Horwood lent his vocals to a single released by other celebrities under tutorage of choirmaster Gareth Malone for the Children in Need 2014 charity single. The choir performed a version of Avicii's Wake Me Up. Horwood lent his vocals to a single released by other celebrities under tutorage of choirmaster Gareth Malone for the Children In Need 2014 charity single. The choir performed a version of Avicii's Wake Me Up. On 15 January 2016, he appeared as a panellist on a special episode of ITV's Loose Women (titled Loose Women and Men) alongside show regulars Andrea McLean and Nadia Sawalha and fellow special hosts Peter Andre and Chris Kamara. He also starred in an episode of Who Do You Think You Are? on 13 July 2017, in which he learned about his ancestry and family history.
Born in Ballarat, Australia in 1965, Horwood started his career as a dancer in Melbourne, then moved to London to take advantage of the greater opportunities available there and to dance competitively. In 1989, he moved to the UK from Australia, and on 20 August 2011, he became a British citizen.
Revel is Horwood's middle name, it is not double barrelled.
In his autobiography, Horwood reveals that at the age of 17, he made money by appearing as a drag queen in bars and clubs and that his relationship with an unnamed celebrity was akin to prostitution.
He has twice undergone plastic surgery. The first occasion was a "nose job" at the age of 18. In 2011, Horwood revealed that he had undergone a breast reduction during 2010 because his "C"-size cups rendered dancing painful.
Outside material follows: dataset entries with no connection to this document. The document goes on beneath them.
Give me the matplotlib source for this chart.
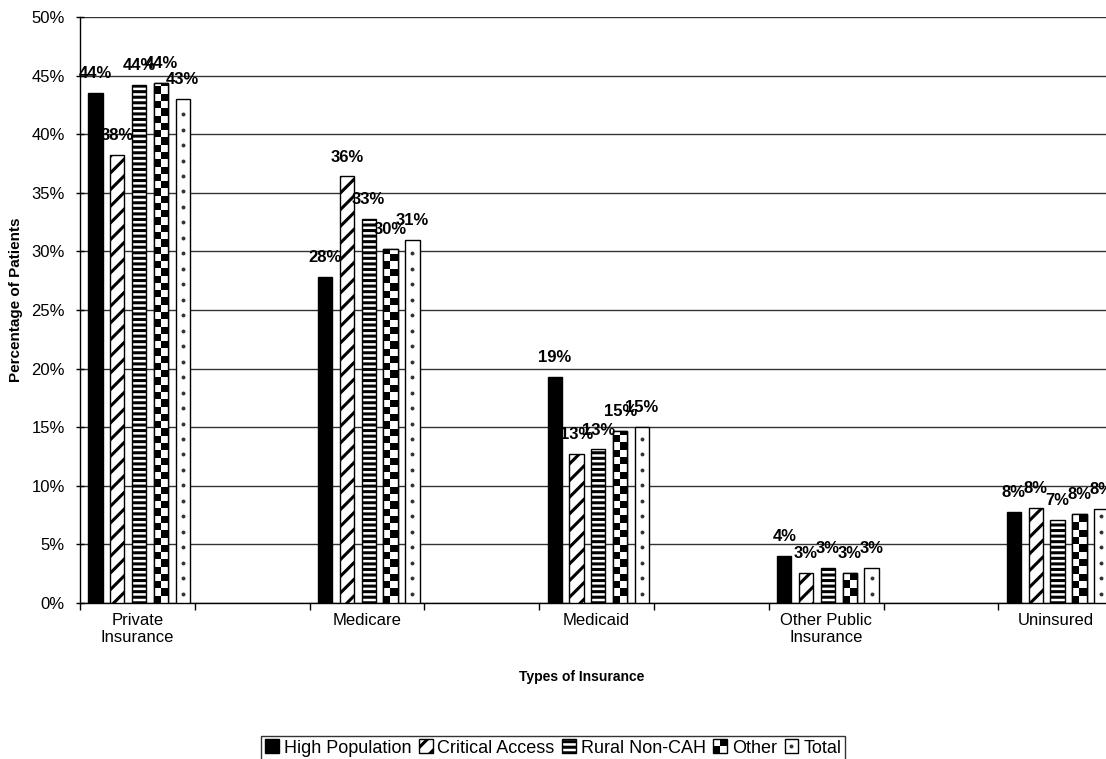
import numpy as np
import matplotlib
matplotlib.use("Agg")
import matplotlib.pyplot as plt
from matplotlib.patches import Rectangle
from matplotlib.lines import Line2D
from matplotlib.legend_handler import HandlerBase

plt.rcParams['font.family'] = ['Liberation Sans', 'DejaVu Sans']
plt.rcParams['hatch.linewidth'] = 2.2

categories = ["Private\nInsurance", "Medicare", "Medicaid", "Other Public\nInsurance", "Uninsured"]
series_names = ["High Population", "Critical Access", "Rural Non-CAH", "Other", "Total"]
high_population = [43.5, 27.8, 19.3, 4.0, 7.8]
critical_access = [38.2, 36.4, 12.7, 2.6, 8.1]
rural_non_cah = [44.2, 32.8, 13.1, 3.0, 7.1]
other = [44.4, 30.2, 14.7, 2.56, 7.6]
total = [43.0, 31.0, 15.0, 3.0, 8.0]
series_values = [high_population, critical_access, rural_non_cah, other, total]
y_ticks = [0, 5, 10, 15, 20, 25, 30, 35, 40, 45, 50]

W, H = 1106, 759
fig = plt.figure(figsize=(W / 100, H / 100), dpi=100)
ax = fig.add_axes([80 / W, 1 - 603 / H, 1148 / W, 586 / H])

styles = [
    dict(facecolor='black', hatch=None),
    dict(facecolor='white', hatch='//'),
    dict(facecolor='white', hatch='---'),
    dict(facecolor='white', hatch=None),   # checker drawn with image
    dict(facecolor='white', hatch=None),   # dots drawn with markers
]

n_slots = 2 * len(categories)
step = 0.19
bw = 0.125
center = 0.515

checker_sq = 0.62  # checker square size in % units
dot_step = 1.32    # dot spacing in % units

for k, (name, vals) in enumerate(zip(series_names, series_values)):
    xs = np.arange(len(categories)) * 2 + center + (k - 2) * step
    bars = ax.bar(xs, vals, width=bw, edgecolor='black', linewidth=1.0,
                  facecolor=styles[k]['facecolor'], hatch=styles[k]['hatch'],
                  zorder=3)
    for b, v in zip(bars, vals):
        x0 = b.get_x()
        if k == 3:
            nrows = max(1, int(np.ceil(v / checker_sq)))
            arr = (np.add.outer(np.arange(nrows), np.arange(2)) % 2).astype(float)
            im = ax.imshow(arr, cmap='gray', interpolation='nearest', aspect='auto',
                           origin='lower',
                           extent=(x0, x0 + bw, 0, nrows * checker_sq), zorder=3.5)
            im.set_clip_path(b)
            ax.add_patch(Rectangle((x0, 0), bw, v, fill=False, edgecolor='black',
                                   linewidth=1.0, zorder=4))
        if k == 4:
            ys = np.arange(dot_step * 0.6, v, dot_step)
            ax.plot(np.full(len(ys), x0 + bw / 2), ys, linestyle='none',
                    marker='o', markersize=1.8, color='#333333', zorder=4)
        ax.annotate(f"{int(v + 0.5)}%", (x0 + bw / 2, v),
                    xytext=(0, 8.5), textcoords='offset points',
                    ha='center', va='bottom', fontsize=12, fontweight='bold',
                    zorder=5, annotation_clip=False)

ax.set_xlim(0, n_slots)
ax.set_ylim(0, 50)
ax.set_yticks(y_ticks)
ax.set_yticklabels([f"{t}%" for t in y_ticks], fontsize=12)
ax.set_xticks(np.arange(0, n_slots + 1))
ax.set_xticklabels([])
ax.set_xticks(np.arange(len(categories)) * 2 + 0.5, minor=True)
ax.set_xticklabels(categories, minor=True, fontsize=12)
ax.tick_params(axis='x', which='major', length=5, direction='out', width=1)
ax.tick_params(axis='x', which='minor', length=0, pad=7)
ax.tick_params(axis='y', length=6, direction='inout', width=1, pad=8)
ax.grid(axis='y', color='#333333', linewidth=1.0, zorder=0)
ax.set_axisbelow(True)
for s in ['top', 'right']:
    ax.spines[s].set_visible(False)
for s in ['left', 'bottom']:
    ax.spines[s].set_linewidth(1.0)
    ax.spines[s].set_color('black')

fig.text(582 / W, 1 - 677 / H, "Types of Insurance", ha='center', va='center',
         fontsize=10, fontweight='bold')
fig.text(16 / W, 1 - 300 / H, "Percentage of Patients", ha='center', va='center',
         rotation=90, fontsize=11, fontweight='bold')


class CheckerHandler(HandlerBase):
    def create_artists(self, legend, orig_handle, xdescent, ydescent, width,
                       height, fontsize, trans):
        s = min(width, height)
        x0 = -xdescent + (width - s) / 2
        y0 = -ydescent + (height - s) / 2
        arts = []
        h = s / 2
        for (i, j) in [(0, 0), (1, 1)]:
            arts.append(Rectangle((x0 + i * h, y0 + j * h), h, h, facecolor='black',
                                  edgecolor='none', transform=trans))
        arts.append(Rectangle((x0, y0), s, s, fill=False, edgecolor='black',
                              linewidth=1.0, transform=trans))
        return arts


class SquareHandler(HandlerBase):
    def __init__(self, dot=False):
        super().__init__()
        self.dot = dot

    def create_artists(self, legend, orig_handle, xdescent, ydescent, width,
                       height, fontsize, trans):
        s = min(width, height)
        x0 = -xdescent + (width - s) / 2
        y0 = -ydescent + (height - s) / 2
        arts = [Rectangle((x0, y0), s, s, facecolor=orig_handle.get_facecolor(),
                          edgecolor='black', linewidth=1.0,
                          hatch=orig_handle.get_hatch(), transform=trans)]
        if self.dot:
            arts.append(Line2D([x0 + s / 2], [y0 + s / 2], marker='o',
                               markersize=1.8, color='#333333', linestyle='none',
                               transform=trans))
        return arts


handles = []
handler_map = {}
for k, name in enumerate(series_names):
    p = Rectangle((0, 0), 1, 1, facecolor=styles[k]['facecolor'],
                  hatch=styles[k]['hatch'], edgecolor='black')
    handles.append(p)
    if k == 3:
        handler_map[p] = CheckerHandler()
    else:
        handler_map[p] = SquareHandler(dot=(k == 4))

leg = fig.legend(handles, series_names, handler_map=handler_map, loc='center',
                 bbox_to_anchor=(553 / W, 1 - 748 / H), ncol=5, fontsize=13,
                 frameon=True, fancybox=False, edgecolor='black',
                 handlelength=0.8, handleheight=0.8, handletextpad=0.25,
                 columnspacing=0.4, borderpad=0.2, borderaxespad=0)
leg.get_frame().set_linewidth(1.0)

fig.savefig("out.png", dpi=100)
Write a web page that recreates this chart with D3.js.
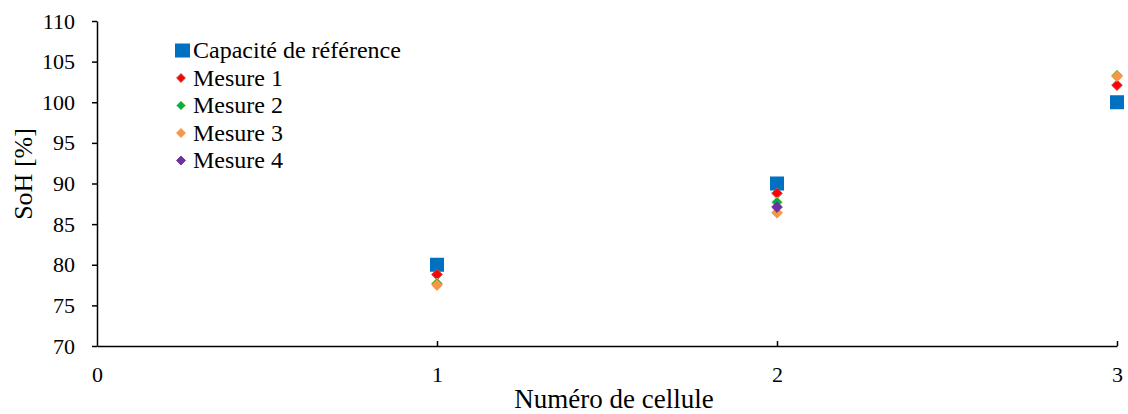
<!DOCTYPE html>
<html><head><meta charset="utf-8">
<script src="https://cdn.jsdelivr.net/npm/d3@7"></script>
<style>body{margin:0;background:#fff}svg{display:block}</style>
</head><body><svg id="c" width="1128" height="414"></svg>
<script>
const cells = [1, 2, 3];
const xTicks = [0, 1, 2, 3];
const yTicks = [70, 75, 80, 85, 90, 95, 100, 105, 110];
const refCapacity = [80, 90, 100];
const mesure1 = [78.8, 88.8, 102.1];
const mesure2 = [77.7, 87.7, 103.3];
const mesure3 = [77.5, 86.4, 103.2];
const mesure4 = [null, 87.1, null];
const seriesNames = ["Capacité de référence", "Mesure 1", "Mesure 2", "Mesure 3", "Mesure 4"];
const seriesColors = ["#0070C0", "#FF0000", "#00B050", "#F79646", "#7030A0"];
const seriesStroke = ["#0070C0", "#C0504D", "#92D050", "#F79646", "#7030A0"];

const FONT = "Liberation Serif";
const svg = d3.select("#c");
const x = d3.scaleLinear().domain([0, 3]).range([97, 1117]);
const y = d3.scaleLinear().domain([70, 110]).range([346, 21]);

const yAxis = svg.append("g").attr("transform", `translate(${x(0)},0)`)
  .call(d3.axisLeft(y).tickValues(yTicks).tickFormat(d3.format("d")).tickSize(5).tickSizeOuter(0).tickPadding(17));
yAxis.attr("font-family", FONT).attr("font-size", 22);
yAxis.selectAll("text").attr("font-family", FONT).attr("font-size", 22).attr("fill", "#000");
yAxis.selectAll("line,path").attr("stroke", "#000").attr("stroke-width", 1.5);

const xAxis = svg.append("g").attr("transform", `translate(0,${y(70)})`)
  .call(d3.axisBottom(x).tickValues(xTicks).tickFormat(d3.format("d")).tickSize(-5).tickSizeOuter(0).tickPadding(20));
xAxis.attr("font-family", FONT).attr("font-size", 22);
xAxis.selectAll("text").attr("font-family", FONT).attr("font-size", 22).attr("fill", "#000");
xAxis.selectAll("line,path").attr("stroke", "#000").attr("stroke-width", 1.5);
xAxis.selectAll(".tick").filter(d => d === 0).select("line").remove();

svg.append("text").attr("x", 614).attr("y", 408).attr("text-anchor", "middle")
  .attr("font-family", FONT).attr("font-size", 27).text("Numéro de cellule");
svg.append("text").attr("transform", `translate(32,174) rotate(-90)`).attr("text-anchor", "middle")
  .attr("font-family", FONT).attr("font-size", 26).text("SoH [%]");

const allSeries = [refCapacity, mesure1, mesure2, mesure3, mesure4];
const diamond = d3.symbol().type(d3.symbolDiamond2).size(72);
allSeries.forEach((vals, si) => {
  const pts = cells.map((c, i) => ({c, v: vals[i]})).filter(d => d.v != null);
  const g = svg.append("g");
  if (si === 0) {
    g.selectAll("rect").data(pts).join("rect")
      .attr("x", d => x(d.c) - 7).attr("y", d => y(d.v) - 7)
      .attr("width", 14).attr("height", 14).attr("fill", seriesColors[si]);
  } else {
    g.selectAll("path").data(pts).join("path")
      .attr("transform", d => `translate(${x(d.c)},${y(d.v)})`)
      .attr("d", diamond).attr("fill", seriesColors[si])
      .attr("stroke", seriesStroke[si]).attr("stroke-width", 1);
  }
});

const leg = svg.append("g");
seriesNames.forEach((name, i) => {
  const cy = 50.5 + i * 27.5;
  if (i === 0) {
    leg.append("rect").attr("x", 175).attr("y", cy - 7).attr("width", 15).attr("height", 14).attr("fill", seriesColors[0]);
  } else {
    leg.append("path").attr("transform", `translate(181,${cy})`)
      .attr("d", d3.symbol().type(d3.symbolDiamond2).size(50))
      .attr("fill", seriesColors[i]).attr("stroke", seriesStroke[i]);
  }
  leg.append("text").attr("x", 193).attr("y", cy + 7.5)
    .attr("font-family", FONT).attr("font-size", 24).text(name);
});
</script></body></html>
In December 2014, Horwood informed a reporter from OK! magazine that "I was bisexual for a long time. I flitted between men and women quite a lot between the ages of 17 and 26. My wife Jane left me for another man. Then I fell in love with a bloke. I have been gay ever since." His former partner Damon Scott had been a runner up on Britain's Got Talent. Since early 2018 he has been in a relationship with horticulturist Jonathan Myring.
Horwood became a patron of the Royal Osteoporosis Society in 2009. In this, he has found common ground with Camilla, Duchess of Cornwall, the Society's Royal patron (whose mother, like his, had bone disease). The two of them danced the cha-cha-cha together on a school visit to mark National Osteoporosis Day in 2009.
In January 2015, Horwood revealed on ITV's Loose Women that he suffered from anorexia and body dysmorphia as a teenager and young dancer, as a result of trying to make himself look like other young men, and other dancers in particular.
The 14th British series of Who Do You Think You Are? featured Horwood's ancestry in the second episode. In this, his family history research took him home to Australia, where he discovered that his family tree traces to Gloucestershire, Lancashire and Essex in England. Horwood found out that he is not the first dancer in his family and that he is descended from gold prospectors that went bankrupt before becoming rich on finding a 250-ounce gold nugget. He learnt further that his great-great-grandfather, Moses Horwood, who is revealed in the programme to have been a petty criminal from England, was convicted at the Gloucestershire assizes and transported to Van Diemen's Land (Tasmania) in 1841. Criminal records identified by TheGenealogist include a transportation document for Moses Horwood, showing he departed England on 1 December 1841 on board a ship called the John Brewer.